If you don’t often feel uncomfortable when reading the Gospel, you might be reading it wrong.
Between a Monday evening Bible Study and Friday classes, I have the great gift of looking at the upcoming Sunday’s Gospel at least six times during a typical week. Sometimes, I’m a little dense, though. It took until Friday afternoon or Saturday before I genuinely started applying it to me.
This past Sunday the Gospel was about the rich man and Lazarus from Luke’s Gospel. It is clearly a rebuke of the rich man’s lack of compassion for the suffering of Lazarus.

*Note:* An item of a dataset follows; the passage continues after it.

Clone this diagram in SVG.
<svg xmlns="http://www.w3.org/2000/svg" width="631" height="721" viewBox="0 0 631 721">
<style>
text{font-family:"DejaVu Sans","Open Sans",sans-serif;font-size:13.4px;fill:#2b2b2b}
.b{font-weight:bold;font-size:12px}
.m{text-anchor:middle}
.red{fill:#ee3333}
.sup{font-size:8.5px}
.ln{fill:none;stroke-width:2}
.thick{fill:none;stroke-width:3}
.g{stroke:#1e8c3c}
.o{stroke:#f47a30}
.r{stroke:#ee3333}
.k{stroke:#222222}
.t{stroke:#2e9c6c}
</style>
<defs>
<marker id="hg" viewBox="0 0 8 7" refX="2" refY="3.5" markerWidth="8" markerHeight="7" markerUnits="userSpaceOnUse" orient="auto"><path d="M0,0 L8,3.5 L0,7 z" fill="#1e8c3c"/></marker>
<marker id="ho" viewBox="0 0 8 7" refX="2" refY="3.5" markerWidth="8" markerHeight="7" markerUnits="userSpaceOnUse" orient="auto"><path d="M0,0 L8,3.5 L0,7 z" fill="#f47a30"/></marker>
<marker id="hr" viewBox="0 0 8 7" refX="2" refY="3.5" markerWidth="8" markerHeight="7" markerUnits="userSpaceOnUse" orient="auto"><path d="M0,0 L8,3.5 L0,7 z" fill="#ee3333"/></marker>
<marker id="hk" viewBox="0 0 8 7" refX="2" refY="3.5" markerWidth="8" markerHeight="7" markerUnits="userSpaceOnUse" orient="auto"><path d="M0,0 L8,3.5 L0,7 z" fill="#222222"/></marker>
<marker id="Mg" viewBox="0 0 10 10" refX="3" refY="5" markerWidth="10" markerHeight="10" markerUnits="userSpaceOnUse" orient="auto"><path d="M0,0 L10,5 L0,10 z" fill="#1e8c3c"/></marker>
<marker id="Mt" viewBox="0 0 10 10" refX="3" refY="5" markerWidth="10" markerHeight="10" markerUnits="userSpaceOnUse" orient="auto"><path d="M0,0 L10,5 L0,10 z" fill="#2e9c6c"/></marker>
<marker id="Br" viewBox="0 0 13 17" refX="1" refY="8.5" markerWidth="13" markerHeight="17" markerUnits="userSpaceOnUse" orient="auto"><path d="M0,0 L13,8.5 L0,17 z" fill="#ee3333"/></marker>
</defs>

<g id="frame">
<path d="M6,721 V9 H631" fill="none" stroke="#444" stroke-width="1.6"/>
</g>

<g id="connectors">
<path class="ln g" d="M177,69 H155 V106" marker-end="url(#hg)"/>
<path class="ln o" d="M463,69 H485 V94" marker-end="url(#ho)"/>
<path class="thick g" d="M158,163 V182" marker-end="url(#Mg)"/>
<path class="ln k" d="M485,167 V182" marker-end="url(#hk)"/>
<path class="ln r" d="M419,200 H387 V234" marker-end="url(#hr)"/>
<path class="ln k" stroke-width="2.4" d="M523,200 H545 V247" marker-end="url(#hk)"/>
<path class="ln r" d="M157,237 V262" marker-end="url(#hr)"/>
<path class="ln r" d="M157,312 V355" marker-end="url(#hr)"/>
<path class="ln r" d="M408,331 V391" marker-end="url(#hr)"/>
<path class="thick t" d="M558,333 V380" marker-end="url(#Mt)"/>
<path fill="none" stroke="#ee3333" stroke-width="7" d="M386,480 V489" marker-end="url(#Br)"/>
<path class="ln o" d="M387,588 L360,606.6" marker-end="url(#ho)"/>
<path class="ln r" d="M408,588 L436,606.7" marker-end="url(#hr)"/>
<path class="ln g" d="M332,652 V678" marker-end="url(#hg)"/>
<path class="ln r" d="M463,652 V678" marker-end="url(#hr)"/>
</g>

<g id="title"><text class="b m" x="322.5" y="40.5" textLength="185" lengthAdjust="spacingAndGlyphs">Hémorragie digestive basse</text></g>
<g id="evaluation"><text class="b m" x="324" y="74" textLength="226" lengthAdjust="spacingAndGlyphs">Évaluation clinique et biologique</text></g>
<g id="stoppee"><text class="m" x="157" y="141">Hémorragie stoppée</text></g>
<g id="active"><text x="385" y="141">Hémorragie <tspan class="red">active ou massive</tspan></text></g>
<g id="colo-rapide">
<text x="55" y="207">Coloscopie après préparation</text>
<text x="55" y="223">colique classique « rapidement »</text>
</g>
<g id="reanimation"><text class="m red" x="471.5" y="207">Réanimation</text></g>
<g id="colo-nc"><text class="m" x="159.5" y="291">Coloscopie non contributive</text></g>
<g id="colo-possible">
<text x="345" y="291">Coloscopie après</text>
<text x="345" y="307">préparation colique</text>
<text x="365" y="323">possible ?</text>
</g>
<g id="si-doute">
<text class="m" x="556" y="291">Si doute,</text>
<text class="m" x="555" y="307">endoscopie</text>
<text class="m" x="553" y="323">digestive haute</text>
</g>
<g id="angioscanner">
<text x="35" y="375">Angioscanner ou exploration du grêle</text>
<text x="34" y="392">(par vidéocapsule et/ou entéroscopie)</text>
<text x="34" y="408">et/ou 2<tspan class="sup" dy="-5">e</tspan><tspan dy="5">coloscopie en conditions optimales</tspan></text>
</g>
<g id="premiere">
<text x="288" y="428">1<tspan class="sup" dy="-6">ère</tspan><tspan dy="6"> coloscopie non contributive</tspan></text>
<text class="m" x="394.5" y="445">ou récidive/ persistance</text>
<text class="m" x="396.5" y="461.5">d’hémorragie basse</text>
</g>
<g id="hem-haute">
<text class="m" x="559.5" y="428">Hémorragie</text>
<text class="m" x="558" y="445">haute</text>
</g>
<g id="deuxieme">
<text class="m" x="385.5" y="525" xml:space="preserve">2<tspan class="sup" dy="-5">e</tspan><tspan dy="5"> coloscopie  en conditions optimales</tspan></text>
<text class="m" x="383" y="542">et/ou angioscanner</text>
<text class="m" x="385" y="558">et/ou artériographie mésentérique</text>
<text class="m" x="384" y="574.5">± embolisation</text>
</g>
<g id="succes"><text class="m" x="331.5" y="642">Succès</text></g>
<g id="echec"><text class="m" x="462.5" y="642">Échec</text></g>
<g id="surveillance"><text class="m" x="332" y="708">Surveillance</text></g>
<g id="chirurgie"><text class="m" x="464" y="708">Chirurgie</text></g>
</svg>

Also, it emphasized the finality of death and the subsequent judgement.
At first glance, I felt pretty comfortable. I do not look at the suffering of my fellow man with zero compassion. Yet I was prompted to wonder: perhaps the rich man did see Lazarus, did see his suffering, did feel moved–just not enough. Maybe the idea of reaching out made him feel uncomfortable. Or he didn’t know what to do. Or he was nervous that the suffering of Lazarus would be too disturbing to experience up close.

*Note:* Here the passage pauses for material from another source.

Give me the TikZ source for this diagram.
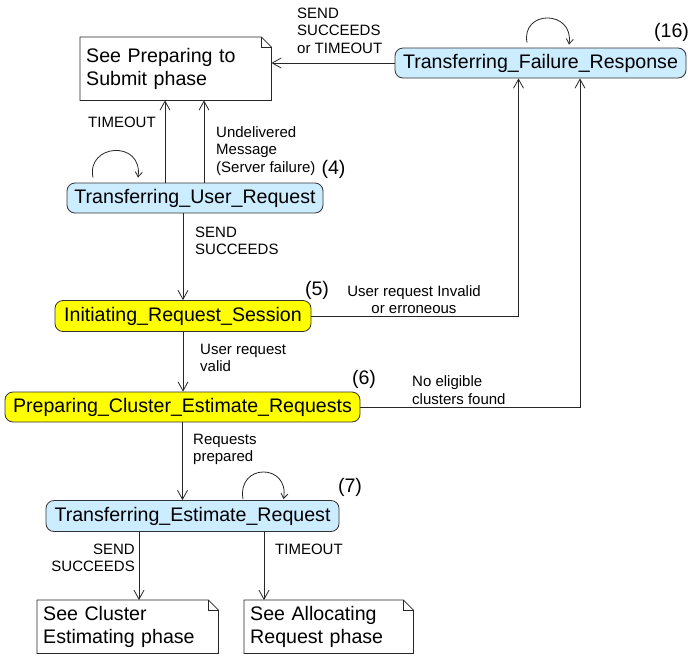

The Gospel suddenly became something I could apply to my life as I remembered a situation where I saw someone suffering, felt bad for them, and then did nothing. There were about three times when I had witnessed a man sitting in a wheelchair in the middle of the sidewalk, well past a time when he should have been home or in a shelter. It was an arresting scene: the sun had set, it was a bit blustery, and there he sat in a wheelchair on the sidewalk with a blanket stretched over his entire body, from his feet to over his head. I saw it and I kept driving, every single time.